## start Entries provided

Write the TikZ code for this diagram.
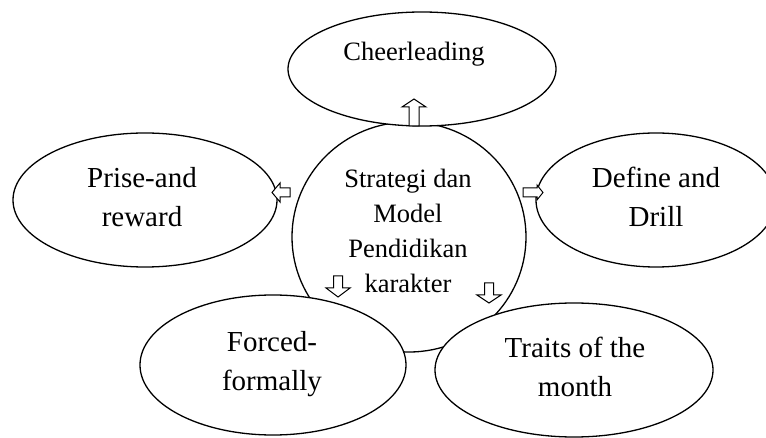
\documentclass[tikz,border=0pt]{standalone}
\usepackage{fontspec}
\setmainfont{Liberation Serif}
\usetikzlibrary{shapes.geometric}

\tikzset{
  oval/.style={ellipse, draw=black, line width=1.3pt, fill=white, inner sep=0pt},
  bigtext/.style={align=center, font=\fontsize{29}{39}\selectfont, inner sep=0pt},
  smalltext/.style={align=center, font=\fontsize{26.5}{35}\selectfont, inner sep=0pt},
  blockarrow/.style={draw=black, line width=1pt, fill=white, line join=miter},
}

\begin{document}
\begin{tikzpicture}[x=1pt, y=-1pt]
  \useasboundingbox (0,0) rectangle (766,438);

  % central strategy circle
  \node[oval, minimum width=234pt, minimum height=230pt] (core) at (409,237) {};

  % surrounding strategies
  \node[oval, minimum width=264pt, minimum height=134pt] (prise)  at (145,200) {};
  \node[oval, minimum width=240pt, minimum height=134pt] (define) at (656,200) {};
  \node[oval, minimum width=268pt, minimum height=114pt] (cheer)  at (422,69) {};
  \node[oval, minimum width=266pt, minimum height=140pt] (forced) at (273,365) {};
  \node[oval, minimum width=278pt, minimum height=134pt] (traits) at (574,370) {};

  % hollow block arrows pointing outwards from the centre
  \coordinate (tipUp)    at (414,99);
  \coordinate (tipLeft)  at (272,192.5);
  \coordinate (tipRight) at (543,192.5);
  \coordinate (tipDL)    at (338,297);
  \coordinate (tipDR)    at (489,303);

  \draw[blockarrow] (tipUp) -- ++(12,8) -- ++(-7,0) -- ++(0,19) -- ++(-10,0)
        -- ++(0,-19) -- ++(-7,0) -- cycle;
  \draw[blockarrow] (tipLeft) -- ++(8,-9.5) -- ++(0,5) -- ++(10,0) -- ++(0,9)
        -- ++(-10,0) -- ++(0,5) -- cycle;
  \draw[blockarrow] (tipRight) -- ++(-6,-7.5) -- ++(0,3) -- ++(-14,0) -- ++(0,9)
        -- ++(14,0) -- ++(0,3) -- cycle;
  \draw[blockarrow] (tipDL) -- ++(12,-9) -- ++(-7.5,0) -- ++(0,-12) -- ++(-9,0)
        -- ++(0,12) -- ++(-7.5,0) -- cycle;
  \draw[blockarrow] (tipDR) -- ++(12,-8) -- ++(-7.5,0) -- ++(0,-12) -- ++(-9,0)
        -- ++(0,12) -- ++(-7.5,0) -- cycle;

  % labels
  \node[smalltext, anchor=base] (cheer-t) at (414,61) {Cheerleading};
  \node[smalltext] (core-t)   at (408,230.5) {Strategi dan\\Model\\Pendidikan\\karakter};
  \node[bigtext]   (prise-t)  at (142,196.7) {Prise-and\\reward};
  \node[bigtext]   (define-t) at (656,196.7) {Define and\\Drill};
  \node[bigtext]   (forced-t) at (272,364.2) {Forced-\\formally};
  \node[bigtext]   (traits-t) at (575,366.6) {Traits of the\\month};
\end{tikzpicture}
\end{document}
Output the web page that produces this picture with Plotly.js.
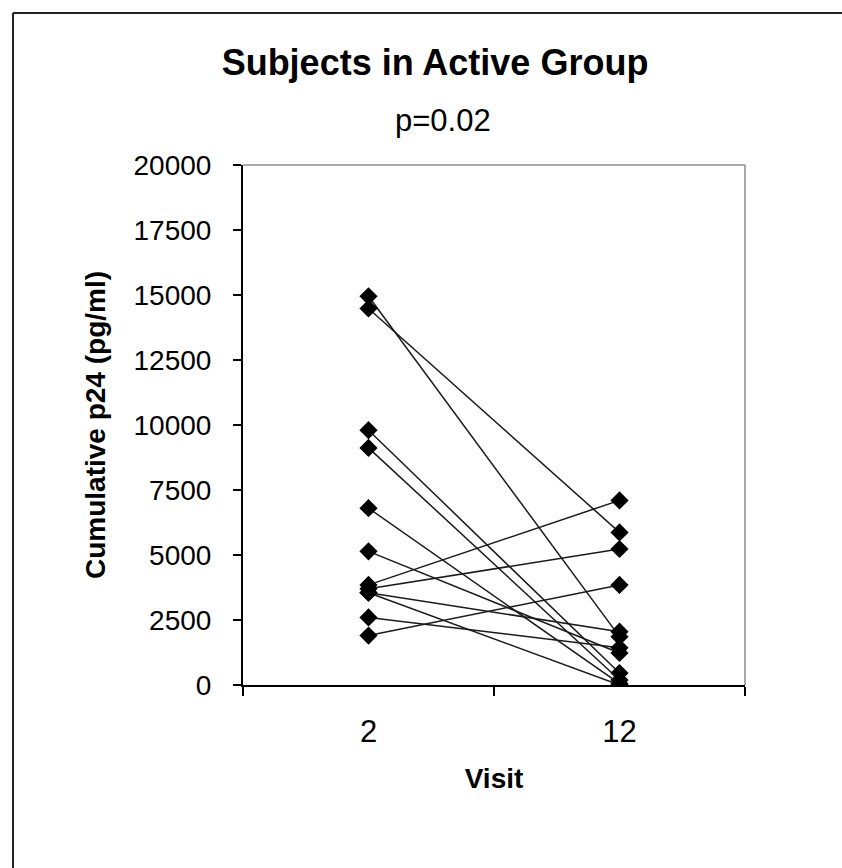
<!DOCTYPE html>
<html>
<head>
<meta charset="utf-8">
<script src="https://cdn.plot.ly/plotly-3.0.1.min.js"></script>
<style>
  html, body { margin: 0; padding: 0; background: #fff; }
  #chart { width: 842px; height: 868px; }
</style>
</head>
<body>
<div id="chart"></div>
<script>
// Data
const visits = ['2', '12'];
const visit2Values  = [14950, 14480, 9800, 9120, 6800, 5140, 3850, 3700, 3550, 3550, 2600, 1900];
const visit12Values = [1860, 5870, 460, 190, 50, 1230, 7100, 5230, 2050, 0, 1430, 3850];

const chartTitle = 'Subjects in Active Group';
const pValueText = 'p=0.02';
const xTitle = 'Visit';
const yTitle = 'Cumulative p24 (pg/ml)';
const yTickVals = [0, 2500, 5000, 7500, 10000, 12500, 15000, 17500, 20000];
const yTickText = ['0', '2500', '5000', '7500', '10000', '12500', '15000', '17500', '20000'];

const traces = visit2Values.map((v, i) => ({
  type: 'scatter',
  mode: 'lines+markers',
  x: visits,
  y: [v, visit12Values[i]],
  line: { color: '#1a1a1a', width: 1.5 },
  marker: { symbol: 'diamond', size: 14, color: '#000' },
  showlegend: false,
  hoverinfo: 'x+y'
}));

const L = 243, R = 745, T = 165, B = 685, W = 842, H = 868;
const pw = R - L, ph = B - T;
const px = X => (X - L) / pw;
const py = Y => (B - Y) / ph;

const layout = {
  width: W, height: H,
  margin: { l: L, r: W - R, t: T, b: H - B, pad: 0 },
  paper_bgcolor: '#fff',
  plot_bgcolor: '#fff',
  font: { family: 'Liberation Sans, Arial, sans-serif', color: '#000' },
  title: {
    text: '<b>' + chartTitle + '</b>',
    font: { size: 36, family: 'Liberation Sans, Arial, sans-serif', color: '#000' },
    xref: 'container', yref: 'container',
    x: 435 / W, xanchor: 'center',
    y: 1 - 62 / H, yanchor: 'middle'
  },
  annotations: [{
    text: pValueText,
    xref: 'paper', yref: 'paper',
    x: px(443), y: py(120),
    xanchor: 'center', yanchor: 'middle',
    showarrow: false,
    font: { size: 31, family: 'Liberation Sans, Arial, sans-serif', color: '#000' }
  }],
  xaxis: {
    type: 'category',
    range: [-0.5, 1.5],
    tickson: 'boundaries',
    ticks: 'outside', ticklen: 9, tickwidth: 1.5, tickcolor: '#000',
    showline: true, linecolor: '#000', linewidth: 2,
    showgrid: false, zeroline: false,
    tickfont: { size: 31, color: '#000' },
    ticklabelstandoff: 18,
    title: { text: '<b>' + xTitle + '</b>', font: { size: 28, color: '#000' }, standoff: 20 },
    fixedrange: true
  },
  yaxis: {
    range: [0, 20000],
    tickmode: 'array', tickvals: yTickVals, ticktext: yTickText,
    ticks: 'outside', ticklen: 8, tickwidth: 1.5, tickcolor: '#000',
    showline: true, linecolor: '#000', linewidth: 2,
    showgrid: false, zeroline: false,
    tickfont: { size: 28, color: '#000' },
    ticklabelstandoff: 16,
    title: { text: '<b>' + yTitle + '</b>', font: { size: 28, color: '#000' }, standoff: 20 },
    fixedrange: true
  },
  shapes: [
    { type: 'line', xref: 'paper', yref: 'paper', x0: 0, x1: 1, y0: 1, y1: 1, line: { color: '#8c8c8c', width: 1.5 } },
    { type: 'line', xref: 'paper', yref: 'paper', x0: 1, x1: 1, y0: 0, y1: 1, line: { color: '#8c8c8c', width: 1.5 } },
    { type: 'line', xref: 'paper', yref: 'paper', x0: px(13), x1: px(850), y0: py(13), y1: py(13), line: { color: '#222', width: 2 } },
    { type: 'line', xref: 'paper', yref: 'paper', x0: px(13), x1: px(13), y0: py(13), y1: py(880), line: { color: '#222', width: 2 } }
  ]
};

Plotly.newPlot('chart', traces, layout, { displayModeBar: false, staticPlot: true });
</script>
</body>
</html>
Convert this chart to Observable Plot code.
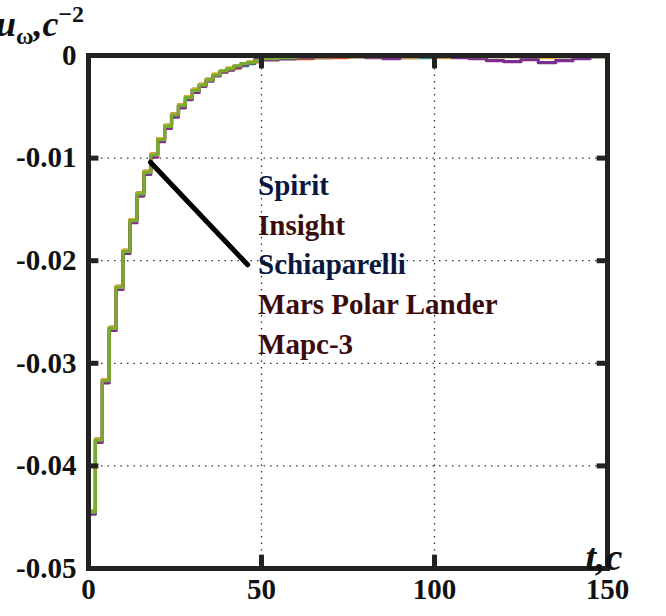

## end Entries provided

*Task brief*.
All records above are to be printed exactly, minus the pictures they contain.

*Problem solution*.
Write the TikZ code for this diagram.
\documentclass[tikz,border=0pt]{standalone}
\usepackage{fontspec}
\setmainfont{Liberation Serif}
\usetikzlibrary{shapes.geometric}

\tikzset{
  oval/.style={ellipse, draw=black, line width=1.3pt, fill=white, inner sep=0pt},
  bigtext/.style={align=center, font=\fontsize{29}{39}\selectfont, inner sep=0pt},
  smalltext/.style={align=center, font=\fontsize{26.5}{35}\selectfont, inner sep=0pt},
  blockarrow/.style={draw=black, line width=1pt, fill=white, line join=miter},
}

\begin{document}
\begin{tikzpicture}[x=1pt, y=-1pt]
  \useasboundingbox (0,0) rectangle (766,438);

  % central strategy circle
  \node[oval, minimum width=234pt, minimum height=230pt] (core) at (409,237) {};

  % surrounding strategies
  \node[oval, minimum width=264pt, minimum height=134pt] (prise)  at (145,200) {};
  \node[oval, minimum width=240pt, minimum height=134pt] (define) at (656,200) {};
  \node[oval, minimum width=268pt, minimum height=114pt] (cheer)  at (422,69) {};
  \node[oval, minimum width=266pt, minimum height=140pt] (forced) at (273,365) {};
  \node[oval, minimum width=278pt, minimum height=134pt] (traits) at (574,370) {};

  % hollow block arrows pointing outwards from the centre
  \coordinate (tipUp)    at (414,99);
  \coordinate (tipLeft)  at (272,192.5);
  \coordinate (tipRight) at (543,192.5);
  \coordinate (tipDL)    at (338,297);
  \coordinate (tipDR)    at (489,303);

  \draw[blockarrow] (tipUp) -- ++(12,8) -- ++(-7,0) -- ++(0,19) -- ++(-10,0)
        -- ++(0,-19) -- ++(-7,0) -- cycle;
  \draw[blockarrow] (tipLeft) -- ++(8,-9.5) -- ++(0,5) -- ++(10,0) -- ++(0,9)
        -- ++(-10,0) -- ++(0,5) -- cycle;
  \draw[blockarrow] (tipRight) -- ++(-6,-7.5) -- ++(0,3) -- ++(-14,0) -- ++(0,9)
        -- ++(14,0) -- ++(0,3) -- cycle;
  \draw[blockarrow] (tipDL) -- ++(12,-9) -- ++(-7.5,0) -- ++(0,-12) -- ++(-9,0)
        -- ++(0,12) -- ++(-7.5,0) -- cycle;
  \draw[blockarrow] (tipDR) -- ++(12,-8) -- ++(-7.5,0) -- ++(0,-12) -- ++(-9,0)
        -- ++(0,12) -- ++(-7.5,0) -- cycle;

  % labels
  \node[smalltext, anchor=base] (cheer-t) at (414,61) {Cheerleading};
  \node[smalltext] (core-t)   at (408,230.5) {Strategi dan\\Model\\Pendidikan\\karakter};
  \node[bigtext]   (prise-t)  at (142,196.7) {Prise-and\\reward};
  \node[bigtext]   (define-t) at (656,196.7) {Define and\\Drill};
  \node[bigtext]   (forced-t) at (272,364.2) {Forced-\\formally};
  \node[bigtext]   (traits-t) at (575,366.6) {Traits of the\\month};
\end{tikzpicture}
\end{document}
Output the web page that produces this picture with Plotly.js.
<!DOCTYPE html>
<html>
<head>
<meta charset="utf-8">
<script src="https://cdn.plot.ly/plotly-3.0.1.min.js"></script>
<style>
  html, body { margin: 0; padding: 0; background: #fff; }
  #chart { width: 842px; height: 868px; }
</style>
</head>
<body>
<div id="chart"></div>
<script>
// Data
const visits = ['2', '12'];
const visit2Values  = [14950, 14480, 9800, 9120, 6800, 5140, 3850, 3700, 3550, 3550, 2600, 1900];
const visit12Values = [1860, 5870, 460, 190, 50, 1230, 7100, 5230, 2050, 0, 1430, 3850];

const chartTitle = 'Subjects in Active Group';
const pValueText = 'p=0.02';
const xTitle = 'Visit';
const yTitle = 'Cumulative p24 (pg/ml)';
const yTickVals = [0, 2500, 5000, 7500, 10000, 12500, 15000, 17500, 20000];
const yTickText = ['0', '2500', '5000', '7500', '10000', '12500', '15000', '17500', '20000'];

const traces = visit2Values.map((v, i) => ({
  type: 'scatter',
  mode: 'lines+markers',
  x: visits,
  y: [v, visit12Values[i]],
  line: { color: '#1a1a1a', width: 1.5 },
  marker: { symbol: 'diamond', size: 14, color: '#000' },
  showlegend: false,
  hoverinfo: 'x+y'
}));

const L = 243, R = 745, T = 165, B = 685, W = 842, H = 868;
const pw = R - L, ph = B - T;
const px = X => (X - L) / pw;
const py = Y => (B - Y) / ph;

const layout = {
  width: W, height: H,
  margin: { l: L, r: W - R, t: T, b: H - B, pad: 0 },
  paper_bgcolor: '#fff',
  plot_bgcolor: '#fff',
  font: { family: 'Liberation Sans, Arial, sans-serif', color: '#000' },
  title: {
    text: '<b>' + chartTitle + '</b>',
    font: { size: 36, family: 'Liberation Sans, Arial, sans-serif', color: '#000' },
    xref: 'container', yref: 'container',
    x: 435 / W, xanchor: 'center',
    y: 1 - 62 / H, yanchor: 'middle'
  },
  annotations: [{
    text: pValueText,
    xref: 'paper', yref: 'paper',
    x: px(443), y: py(120),
    xanchor: 'center', yanchor: 'middle',
    showarrow: false,
    font: { size: 31, family: 'Liberation Sans, Arial, sans-serif', color: '#000' }
  }],
  xaxis: {
    type: 'category',
    range: [-0.5, 1.5],
    tickson: 'boundaries',
    ticks: 'outside', ticklen: 9, tickwidth: 1.5, tickcolor: '#000',
    showline: true, linecolor: '#000', linewidth: 2,
    showgrid: false, zeroline: false,
    tickfont: { size: 31, color: '#000' },
    ticklabelstandoff: 18,
    title: { text: '<b>' + xTitle + '</b>', font: { size: 28, color: '#000' }, standoff: 20 },
    fixedrange: true
  },
  yaxis: {
    range: [0, 20000],
    tickmode: 'array', tickvals: yTickVals, ticktext: yTickText,
    ticks: 'outside', ticklen: 8, tickwidth: 1.5, tickcolor: '#000',
    showline: true, linecolor: '#000', linewidth: 2,
    showgrid: false, zeroline: false,
    tickfont: { size: 28, color: '#000' },
    ticklabelstandoff: 16,
    title: { text: '<b>' + yTitle + '</b>', font: { size: 28, color: '#000' }, standoff: 20 },
    fixedrange: true
  },
  shapes: [
    { type: 'line', xref: 'paper', yref: 'paper', x0: 0, x1: 1, y0: 1, y1: 1, line: { color: '#8c8c8c', width: 1.5 } },
    { type: 'line', xref: 'paper', yref: 'paper', x0: 1, x1: 1, y0: 0, y1: 1, line: { color: '#8c8c8c', width: 1.5 } },
    { type: 'line', xref: 'paper', yref: 'paper', x0: px(13), x1: px(850), y0: py(13), y1: py(13), line: { color: '#222', width: 2 } },
    { type: 'line', xref: 'paper', yref: 'paper', x0: px(13), x1: px(13), y0: py(13), y1: py(880), line: { color: '#222', width: 2 } }
  ]
};

Plotly.newPlot('chart', traces, layout, { displayModeBar: false, staticPlot: true });
</script>
</body>
</html>
Convert this chart to Observable Plot code.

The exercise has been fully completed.